Barish’s public lecture “Einstein, Black Holes and Gravitational Waves” will be at 5 p.m. Thursday, Oct. 11, in Skogen Auditorium A, 1400 Centennial Hall. A reception begins at 4:30 p.m. in Cameron Hall of Nations, Centennial Hall. The physics seminar will be from 3:20-4:15 p.m. Friday, Oct. 12, at Skogen Auditorium A., 1400 Centennial Hall. Both events are free and open to the public.

“Detection of Gravitational Waves was long due,” says Interim Associate Dean of the College of Science and Health and Physics Professor Gubbi Sudhakaran. “Physicists have been working on this problem for decades. To me the two most exciting aspects of this discovery are the experimental verification of Einstein’s prediction of gravitational waves and the vast improvements made in detector technology.”

Barish, the Ronald and Maxine Linde Professor of Physics, emeritus, at Caltech, is the founder of the Laser Interferometer Gravitational-wave Observatory (LIGO), a collaborative project with more than one thousand researchers from around the world. LIGO discovered gravitational waves from the collision of two black holes in September 2015.
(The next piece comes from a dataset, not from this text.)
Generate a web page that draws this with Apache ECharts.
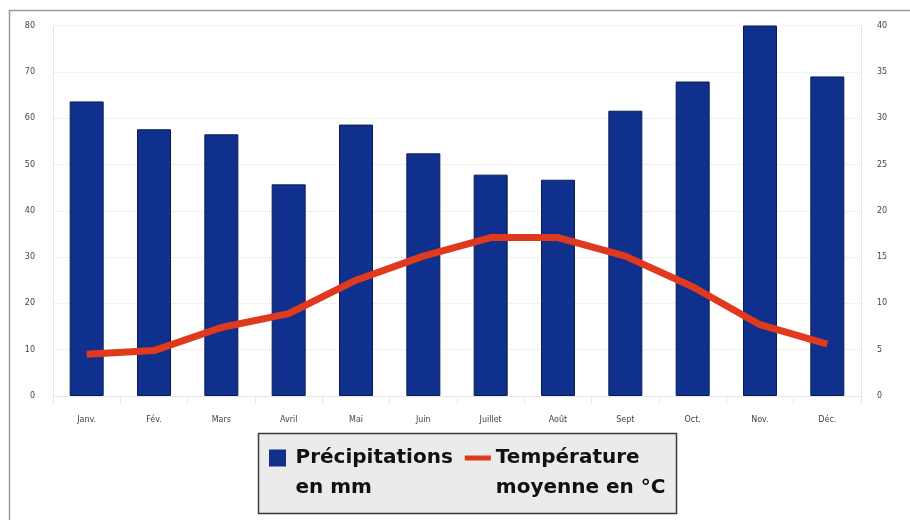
<!DOCTYPE html>
<html>
<head>
<meta charset="utf-8">
<script src="https://cdn.jsdelivr.net/npm/echarts@6/dist/echarts.min.js"></script>
<style>
  html, body { margin: 0; padding: 0; background: #ffffff; }
  #chart { width: 910px; height: 520px; }
</style>
</head>
<body>
<div id="chart"></div>
<script>
// Monthly climate normals: rainfall (bars) and mean temperature (line)
const months = ['Janv.', 'Fév.', 'Mars', 'Avril', 'Mai', 'Juin', 'Juillet', 'Août', 'Sept', 'Oct.', 'Nov.', 'Déc.'];
const precipitation = [63.6, 57.6, 56.5, 45.7, 58.6, 52.4, 47.8, 46.7, 61.6, 67.9, 80, 69.0];
const temperature = [4.5, 4.9, 7.4, 8.9, 12.5, 15.1, 17.1, 17.1, 15.1, 11.8, 7.7, 5.6];
const rainName = 'Précipitations\nen mm';
const tempName = 'Température\nmoyenne en °C';

const chart = echarts.init(document.getElementById('chart'), null, { renderer: 'canvas' });

const axisFont = { fontFamily: 'DejaVu Sans', fontSize: 8, color: '#444' };
const gridLine = { show: true, lineStyle: { color: '#e3e3e3', type: 'dotted', width: 1 } };

chart.setOption({
  animation: false,
  backgroundColor: '#ffffff',
  graphic: [
    { // outer frame
      type: 'polyline', z: 0,
      shape: { points: [[9.5, 520], [9.5, 10.5], [910, 10.5]] },
      style: { stroke: '#9a9a9a', lineWidth: 1.5, fill: null }
    },
    { // legend box
      type: 'rect', z: 0,
      shape: { x: 258.5, y: 433.5, width: 418, height: 80 },
      style: { fill: '#ebebeb', stroke: '#3a3a3a', lineWidth: 1.5 }
    }
  ],
  grid: { left: 53, right: 49, top: 25.5, bottom: 124, containLabel: false },
  legend: {
    left: 269, top: 413, padding: 0, itemGap: 12,
    itemWidth: 26, itemHeight: 17,
    data: [
      { name: rainName, icon: 'path://M0,0h16v16h-16z', itemStyle: { color: '#10308e', borderWidth: 0 } },
      { name: tempName, icon: 'path://M0,0h26v5h-26z', itemStyle: { color: '#e0391d' } }
    ],
    // a leading blank line keeps the marker level with the first text line
    formatter: function (name) { return '\n' + name; },
    textStyle: {
      fontFamily: 'DejaVu Sans', fontWeight: 'bold', fontSize: 20,
      color: '#111', lineHeight: 30
    },
    selectedMode: false
  },
  xAxis: {
    type: 'category', data: months,
    axisLine: { show: true, lineStyle: { color: '#e0e0e0', type: 'dotted' } },
    axisTick: { show: true, length: 8, inside: false, lineStyle: { color: '#e6e6e6' } },
    axisLabel: Object.assign({ margin: 20 }, axisFont),
    splitLine: { show: false }
  },
  yAxis: [
    {
      type: 'value', min: 0, max: 80, interval: 10, position: 'left',
      axisLine: { show: true, lineStyle: { color: '#e0e0e0', type: 'dotted' } },
      axisTick: { show: false },
      axisLabel: Object.assign({ margin: 18 }, axisFont),
      splitLine: gridLine
    },
    {
      type: 'value', min: 0, max: 40, interval: 5, position: 'right',
      axisLine: { show: true, lineStyle: { color: '#e0e0e0', type: 'dotted' } },
      axisTick: { show: false },
      axisLabel: Object.assign({ margin: 16 }, axisFont),
      splitLine: { show: false }
    }
  ],
  series: [
    {
      name: rainName, type: 'bar', yAxisIndex: 0, data: precipitation,
      barWidth: 34,
      itemStyle: { color: '#10308e', borderColor: '#0b1c55', borderWidth: 1 },
      z: 2
    },
    {
      name: tempName, type: 'line', yAxisIndex: 1, data: temperature,
      showSymbol: false, symbol: 'none', smooth: false,
      lineStyle: { color: '#e0391d', width: 7, cap: 'butt', join: 'round' },
      itemStyle: { color: '#e0391d' },
      z: 3
    }
  ]
});
</script>
</body>
</html>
Barish spent about 22 years working to detect gravitational waves, something Einstein predicted, but doubted could be detected. Finding them was a big goal, but it was one that Barish was never discouraged to achieve. That is not to say it was easy.

For example, the instruments used for detection were so sensitive they picked up on motion researchers didn’t intend to, such as a wind farm some 30 miles away that caused tiny tremors within the ground. “That was a mystery for awhile,” notes Barish.
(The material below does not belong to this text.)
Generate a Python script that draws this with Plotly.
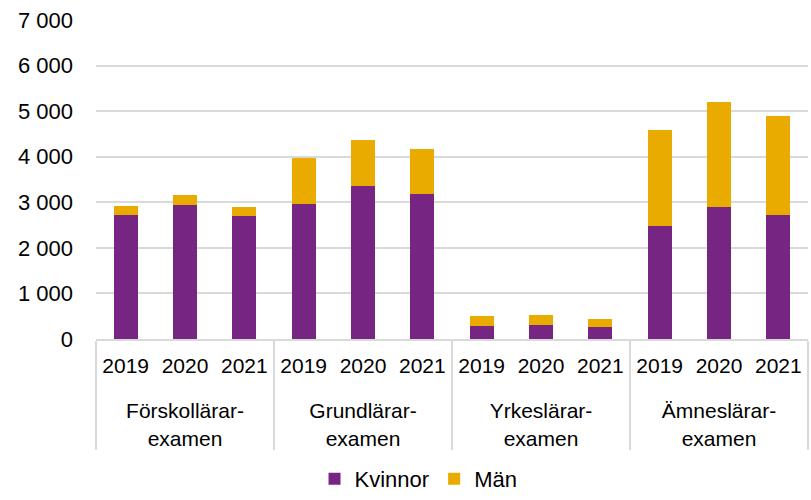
import plotly.graph_objects as go

groups = ["<br>Förskollärar-<br>examen", "<br>Grundlärar-<br>examen", "<br>Yrkeslärar-<br>examen", "<br>Ämneslärar-<br>examen"]
years = ["2019", "2020", "2021"]
kvinnor = [2720, 2950, 2690, 2970, 3365, 3190, 295, 315, 265, 2490, 2905, 2730]
man = [200, 220, 210, 1000, 995, 990, 210, 220, 180, 2100, 2290, 2170]

xg = [g for g in groups for _ in years]
xy = [y for _ in groups for y in years]

fig = go.Figure()
fig.add_trace(go.Bar(x=[xg, xy], y=kvinnor, name="Kvinnor", marker=dict(color="#772583", line=dict(width=0))))
fig.add_trace(go.Bar(x=[xg, xy], y=man, name="Män", marker=dict(color="#E9AB00", line=dict(width=0))))

fig.update_layout(
    barmode="stack",
    bargap=0.6,
    width=811, height=500,
    margin=dict(l=96, r=3, t=20, b=161, autoexpand=False),
    paper_bgcolor="white", plot_bgcolor="white",
    font=dict(family="Liberation Sans, Arial, sans-serif", size=22, color="#000000"),
    separators=", ",
    legend=dict(orientation="h", x=0.453, xanchor="center", yref="container", y=-0.014, yanchor="bottom",
                font=dict(size=22), itemwidth=30, traceorder="normal",
                bgcolor="rgba(0,0,0,0)", tracegroupgap=0),
    showlegend=True,
)
fig.update_yaxes(range=[0, 7000], dtick=1000, tickformat=",d", showgrid=True,
                 gridcolor="#d9d9d9", gridwidth=1.5, zeroline=False, ticks="",
                 ticklabelstandoff=22, showline=False, automargin=False)
fig.update_xaxes(type="multicategory", showline=True, linecolor="#d9d9d9", linewidth=1.5,
                 showdividers=True, dividercolor="#d9d9d9", dividerwidth=1.5, ticks="",
                 tickfont=dict(size=21), ticklabelstandoff=7, automargin=False)

fig.write_html("out.html", config={"displayModeBar": False},
               post_script="document.body.style.margin='0px';document.body.style.overflow='hidden';")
Researchers had to account for a host of both manmade and non-manmade activity happening on Earth from airplanes to earthquakes to lightning. They eventually built in ways to account for all of these external factors.

As for how Barish stayed motivated despite challenges in the discovery process, he says that was never a question. He describes his research more like a 22-year adventure.

“As a scientist, you get problems that are a challenge to solve and that is all interesting and fun,” he says. “I think research would be boring if you figured out a problem and the only reward was the science itself.”

Similarly, the moment of initially discovering gravitational waves was also met with some new challenges to solve. Barish’s first reaction to news of the detection at LIGO was not celebration, but panic.

“I realized there were two very difficult issues to decide whether this was real: how are we being fooled or how are we fooling ourselves?”

In other words, Barish wanted to determine whether instruments at LIGO were at fault for a potentially false detection or whether a devious person(s) were intending to manipulate the data.

Over the next several months, the team worked to thoroughly analyze the data and determine that it was, in fact, gravitational waves they detected. They also determined the source of the disruption in spacetime: two black holes colliding more than a thousand million years ago.

Before the results of their work were even published, LIGO picked up a second disruption, another black hole merger. At this, Barish says he felt a sigh of relief, knowing the first detection of gravitational waves was even further verified.

With this major scientific milestone under their belts, scientists at LIGO and beyond can now begin to peer through this new lens of gravity to discover new knowledge about the universe.

Considering history, this could be big.

Galileo first observed Jupiter in the early 1600s, and his discovery revolutionized human understanding of where we are in the universe — surrounded by not only our solar system, but distant galaxies, black holes, remote and Earth-like planets, newborn stars and much, much more.

If you go —

What: Public lecture, “Einstein, Black Holes and Gravitational Waves”

When: 5 p.m. Thursday, Oct. 11

Where: Skogen Auditorium A, 1400 Centennial Hall

Reception: A reception begins at 4:30 p.m. in Cameron Hall of Nations, Centennial Hall.


What: Physics seminar, “Gravitational Waves: Detectors, Detections and the Future”

When: 3:20-4:15 p.m. Friday, Oct. 12

Where: Skogen Auditorium A., 1400 Centennial Hall.

More on the physics seminar topic: The observation of gravitational waves came after more than fifty years of experimental efforts to develop sensitive enough detectors to finally observe the tiny distortions in spacetime from gravitational waves. The experimental principles, techniques and performance of the Laser Interferometer Gravitational-wave Observatory (LIGO) will be presented, as well as a review of the observations of compact binary mergers to date. The plans and prospects for gravitational- wave science in the future will also be explored.